Richard Laikin, from Ernst & Young’s power and utilities team, says: “The devil will be in the detail of Ofwat’s rulings and although we expect some companies to move relatively quickly on this, for others the decision will be far more finely balanced.”
Jonson Cox, chief executive, of Anglian is critical of the tough settlement imposed on the company – a 7% cut in bills that was only slightly improved from the 8% in the draft price review. “This is a harsh determination from Ofwat and no one should be under any illusion that we will now have to make significant cost cuts and efficiency improvements to meet the tough financial targets we have been given,” he says.
Thames Water said it had not been funded to reduce leakage. “London’s pipes are so old that we have to work hard even to keep leakage level. But our systematic replacement of old mains will be much slower and only sufficient to stop the situation getting worse,” the company said in a statement.
Although the price decision largely placated the UK’s water companies and their investors, most water companies privately expressed the view that Ofwat’s decision was overly biased in favour of customers. Ofwat did not come close to matching any of the price rises that companies had requested as necessary to fund maintenance and expansion programmes.
Water companies face a more challenging economic climate with high levels of debt, from years of borrowing cheap money. Debt is more expensive and the companies face rising costs to build and repair infrastructure, alongside rising energy and pension costs.
Ofwat says: “We expect all companies to be more efficient and have challenged proposals for investment based on their scope and costs. We do not have a duty to support poorly run companies.”
The £22.1B investment in water services over the next five years is double the rate of pre-privatisation investment, says Ofwat.
But water companies will be forced to be more efficient if they are to ensure a return on investment for their shareholders. That will translate into greater pressure on contractors’ prices and demands for greater efficiencies.

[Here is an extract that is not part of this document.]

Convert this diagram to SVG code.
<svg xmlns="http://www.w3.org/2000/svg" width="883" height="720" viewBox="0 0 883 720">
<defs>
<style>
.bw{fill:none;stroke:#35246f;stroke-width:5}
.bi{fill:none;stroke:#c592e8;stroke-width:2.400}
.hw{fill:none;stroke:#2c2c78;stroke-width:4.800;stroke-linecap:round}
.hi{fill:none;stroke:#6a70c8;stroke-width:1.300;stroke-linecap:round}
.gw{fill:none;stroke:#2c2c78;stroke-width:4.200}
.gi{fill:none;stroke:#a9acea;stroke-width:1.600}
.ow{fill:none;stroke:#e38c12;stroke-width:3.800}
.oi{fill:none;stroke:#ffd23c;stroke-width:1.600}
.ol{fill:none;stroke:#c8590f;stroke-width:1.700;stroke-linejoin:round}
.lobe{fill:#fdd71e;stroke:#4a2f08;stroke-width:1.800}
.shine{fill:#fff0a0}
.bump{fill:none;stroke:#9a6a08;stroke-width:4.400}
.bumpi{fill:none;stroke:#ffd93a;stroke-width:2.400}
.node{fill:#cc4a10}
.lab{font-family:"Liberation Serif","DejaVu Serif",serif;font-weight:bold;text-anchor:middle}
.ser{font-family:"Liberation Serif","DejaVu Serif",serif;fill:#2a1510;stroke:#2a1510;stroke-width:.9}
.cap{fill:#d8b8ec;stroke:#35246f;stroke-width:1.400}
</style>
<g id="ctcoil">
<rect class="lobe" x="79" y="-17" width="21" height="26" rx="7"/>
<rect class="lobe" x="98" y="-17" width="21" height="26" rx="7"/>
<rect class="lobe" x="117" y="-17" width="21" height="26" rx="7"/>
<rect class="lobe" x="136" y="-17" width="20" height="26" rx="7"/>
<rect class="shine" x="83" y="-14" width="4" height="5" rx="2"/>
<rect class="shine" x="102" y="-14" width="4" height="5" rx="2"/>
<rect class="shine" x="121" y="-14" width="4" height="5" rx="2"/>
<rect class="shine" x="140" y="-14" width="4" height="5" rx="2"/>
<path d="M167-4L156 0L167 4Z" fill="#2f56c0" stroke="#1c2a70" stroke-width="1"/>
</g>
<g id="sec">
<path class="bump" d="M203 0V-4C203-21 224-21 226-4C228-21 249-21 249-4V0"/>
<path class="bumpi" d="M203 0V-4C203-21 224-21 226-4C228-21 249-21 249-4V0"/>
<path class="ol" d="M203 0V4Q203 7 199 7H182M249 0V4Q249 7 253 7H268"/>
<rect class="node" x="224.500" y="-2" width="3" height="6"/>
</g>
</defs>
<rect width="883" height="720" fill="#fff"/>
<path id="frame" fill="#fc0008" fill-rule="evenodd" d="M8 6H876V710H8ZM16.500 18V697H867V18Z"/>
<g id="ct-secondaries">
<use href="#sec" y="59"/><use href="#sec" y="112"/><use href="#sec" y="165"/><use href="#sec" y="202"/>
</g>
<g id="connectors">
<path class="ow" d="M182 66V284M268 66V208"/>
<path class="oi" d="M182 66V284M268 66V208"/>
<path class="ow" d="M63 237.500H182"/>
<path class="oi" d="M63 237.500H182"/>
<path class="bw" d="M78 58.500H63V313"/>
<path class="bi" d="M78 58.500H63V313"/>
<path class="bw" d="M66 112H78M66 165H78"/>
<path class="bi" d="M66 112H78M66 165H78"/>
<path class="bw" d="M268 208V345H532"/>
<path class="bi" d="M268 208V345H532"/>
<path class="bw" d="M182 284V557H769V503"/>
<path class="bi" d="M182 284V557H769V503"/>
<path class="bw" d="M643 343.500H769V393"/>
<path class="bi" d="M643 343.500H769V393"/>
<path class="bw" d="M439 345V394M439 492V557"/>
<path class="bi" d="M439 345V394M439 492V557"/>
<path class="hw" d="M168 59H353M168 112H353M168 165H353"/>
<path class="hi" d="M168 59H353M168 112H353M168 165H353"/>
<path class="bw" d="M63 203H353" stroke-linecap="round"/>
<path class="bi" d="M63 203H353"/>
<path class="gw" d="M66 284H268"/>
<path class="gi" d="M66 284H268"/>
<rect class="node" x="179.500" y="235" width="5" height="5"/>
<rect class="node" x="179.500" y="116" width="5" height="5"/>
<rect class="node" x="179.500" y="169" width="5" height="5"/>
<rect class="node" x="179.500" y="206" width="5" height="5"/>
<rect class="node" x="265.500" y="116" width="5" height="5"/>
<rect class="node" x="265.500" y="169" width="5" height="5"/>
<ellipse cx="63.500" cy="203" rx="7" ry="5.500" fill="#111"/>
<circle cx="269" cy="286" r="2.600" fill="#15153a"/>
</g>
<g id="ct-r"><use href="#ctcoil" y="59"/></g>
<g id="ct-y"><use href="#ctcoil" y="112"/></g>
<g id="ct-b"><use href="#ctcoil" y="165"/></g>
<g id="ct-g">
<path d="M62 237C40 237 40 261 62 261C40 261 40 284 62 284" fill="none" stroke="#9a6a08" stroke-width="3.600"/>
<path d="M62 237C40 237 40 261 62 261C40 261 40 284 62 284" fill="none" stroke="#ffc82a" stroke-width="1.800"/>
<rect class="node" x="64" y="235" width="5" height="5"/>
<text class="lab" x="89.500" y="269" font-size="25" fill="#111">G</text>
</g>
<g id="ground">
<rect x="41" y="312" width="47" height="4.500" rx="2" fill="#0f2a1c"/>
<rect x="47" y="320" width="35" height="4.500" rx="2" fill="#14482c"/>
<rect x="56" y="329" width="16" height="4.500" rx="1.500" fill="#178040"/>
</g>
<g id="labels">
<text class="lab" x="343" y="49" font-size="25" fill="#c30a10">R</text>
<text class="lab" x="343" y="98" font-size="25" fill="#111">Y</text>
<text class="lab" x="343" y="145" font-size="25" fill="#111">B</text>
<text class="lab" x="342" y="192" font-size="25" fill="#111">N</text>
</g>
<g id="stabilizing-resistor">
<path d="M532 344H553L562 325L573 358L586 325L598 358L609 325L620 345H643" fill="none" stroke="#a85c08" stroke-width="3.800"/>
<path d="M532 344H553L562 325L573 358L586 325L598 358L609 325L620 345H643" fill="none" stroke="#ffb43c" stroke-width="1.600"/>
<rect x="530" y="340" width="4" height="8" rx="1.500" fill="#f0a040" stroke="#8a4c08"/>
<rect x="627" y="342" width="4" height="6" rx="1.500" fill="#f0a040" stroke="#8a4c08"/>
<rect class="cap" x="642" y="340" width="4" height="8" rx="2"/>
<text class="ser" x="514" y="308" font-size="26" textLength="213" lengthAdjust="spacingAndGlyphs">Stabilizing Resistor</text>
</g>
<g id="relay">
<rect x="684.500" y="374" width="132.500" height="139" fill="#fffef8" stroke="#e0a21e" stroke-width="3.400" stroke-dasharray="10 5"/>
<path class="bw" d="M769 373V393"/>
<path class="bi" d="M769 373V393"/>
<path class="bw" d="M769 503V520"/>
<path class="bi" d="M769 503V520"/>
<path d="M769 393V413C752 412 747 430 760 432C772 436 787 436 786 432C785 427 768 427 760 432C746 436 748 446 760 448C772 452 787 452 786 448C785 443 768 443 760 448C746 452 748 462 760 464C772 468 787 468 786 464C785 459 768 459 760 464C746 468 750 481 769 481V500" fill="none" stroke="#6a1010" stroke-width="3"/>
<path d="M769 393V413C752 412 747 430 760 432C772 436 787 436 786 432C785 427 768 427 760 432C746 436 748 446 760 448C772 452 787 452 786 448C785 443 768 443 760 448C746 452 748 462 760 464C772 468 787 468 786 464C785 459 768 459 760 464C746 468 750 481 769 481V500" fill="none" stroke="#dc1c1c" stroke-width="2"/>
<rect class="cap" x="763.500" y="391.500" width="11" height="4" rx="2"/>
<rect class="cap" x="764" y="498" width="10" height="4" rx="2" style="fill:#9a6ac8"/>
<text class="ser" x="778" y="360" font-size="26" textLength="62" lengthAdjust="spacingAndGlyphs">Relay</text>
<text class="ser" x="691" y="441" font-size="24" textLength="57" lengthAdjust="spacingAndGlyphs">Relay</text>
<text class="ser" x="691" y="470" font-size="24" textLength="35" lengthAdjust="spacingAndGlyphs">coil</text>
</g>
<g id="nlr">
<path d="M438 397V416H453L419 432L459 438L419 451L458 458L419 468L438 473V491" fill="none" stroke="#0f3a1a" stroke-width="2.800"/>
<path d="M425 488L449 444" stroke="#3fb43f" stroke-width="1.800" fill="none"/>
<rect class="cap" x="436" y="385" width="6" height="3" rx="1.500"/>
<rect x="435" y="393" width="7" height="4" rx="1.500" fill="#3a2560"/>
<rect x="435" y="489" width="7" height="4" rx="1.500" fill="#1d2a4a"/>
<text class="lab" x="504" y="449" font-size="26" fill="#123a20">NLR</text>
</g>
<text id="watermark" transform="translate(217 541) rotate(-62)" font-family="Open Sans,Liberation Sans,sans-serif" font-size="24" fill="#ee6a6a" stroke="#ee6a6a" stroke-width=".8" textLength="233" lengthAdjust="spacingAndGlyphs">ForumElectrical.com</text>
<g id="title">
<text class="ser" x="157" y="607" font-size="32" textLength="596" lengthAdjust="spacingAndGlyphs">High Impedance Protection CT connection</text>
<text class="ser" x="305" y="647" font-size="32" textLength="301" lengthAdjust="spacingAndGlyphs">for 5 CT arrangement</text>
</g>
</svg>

This latest price review will probably be the last in the current form with the system most likely to change before the next round in 2014.
Ofwat and water companies agree that while the system of private companies operating within a strictly regulated environment works better than oversized public water monopolies, the flaws are apparent. Water companies feel they take the risk while Ofwat determines everything they do. Ofwat and the water companies lay great stress on providing incentives for innovation and greater efficiency, much of which is provided by contractors.

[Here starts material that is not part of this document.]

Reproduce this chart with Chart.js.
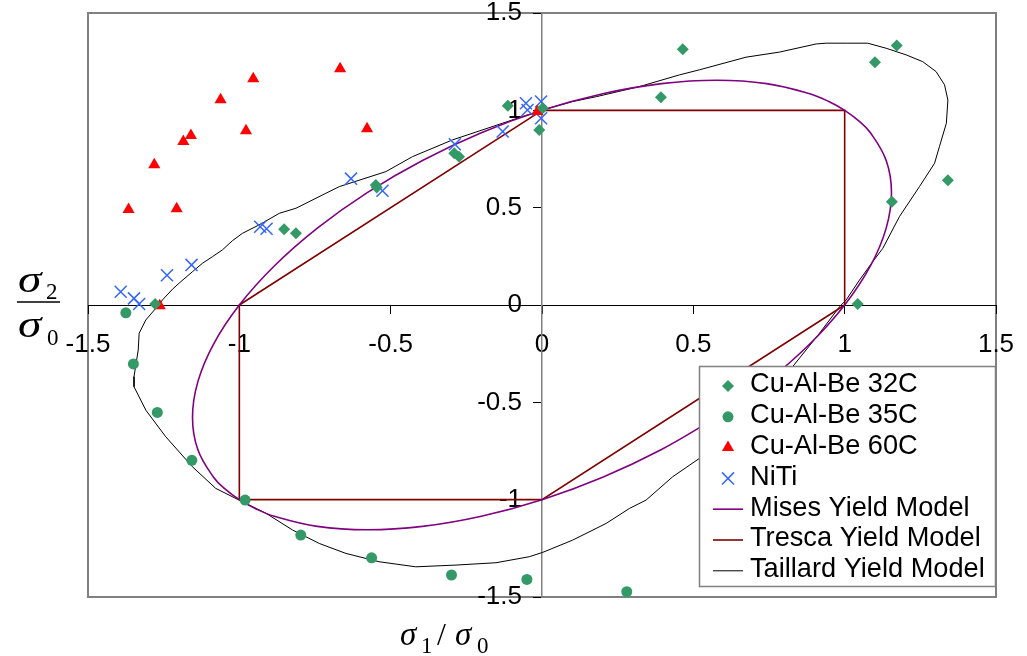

Philip Fletcher, chairman of Ofwat, says: “The system is trying to mimic markets, but it is not a free-market system. It has a lot to teach other utility regimes, but it is defective because of that element of natural monopoly.”
The 2005-10 pricing regime was generous towards water companies with bills allowed to rise more quickly than inflation, while interest rates were at lower levels than predicted in the price review, and investors were willing to buy shares.
Current trading conditions are very different and while Ofwat’s final proposals are not as severe as in the earlier draft, it will put pressure on water companies, especially stock exchange listed companies, to squeeze contractor rates, cut dividends, or cap pensions.
Andrew Hill writing in the Financial Times said: “The whole 20-year-old system needs replumbing. Ofwat is likely to review it. The next government should also look under the sink.
“No party wants to be accused of tinkering to increase water bills. Conservatives can’t make political capital from reform – as they have in attacks on Ofcom or the Financial Services Authority – because Ofwat was a creature of past Tory governments.
“But the current swings and roundabouts system needs to become more collaborative, more certain, less volatile and less complex.”
For contractors it will not reduce the pressure on price, or the need to innovate, but more collaboration and more shallow peaks and troughs in investment has to make planning and operations easier and more efficient.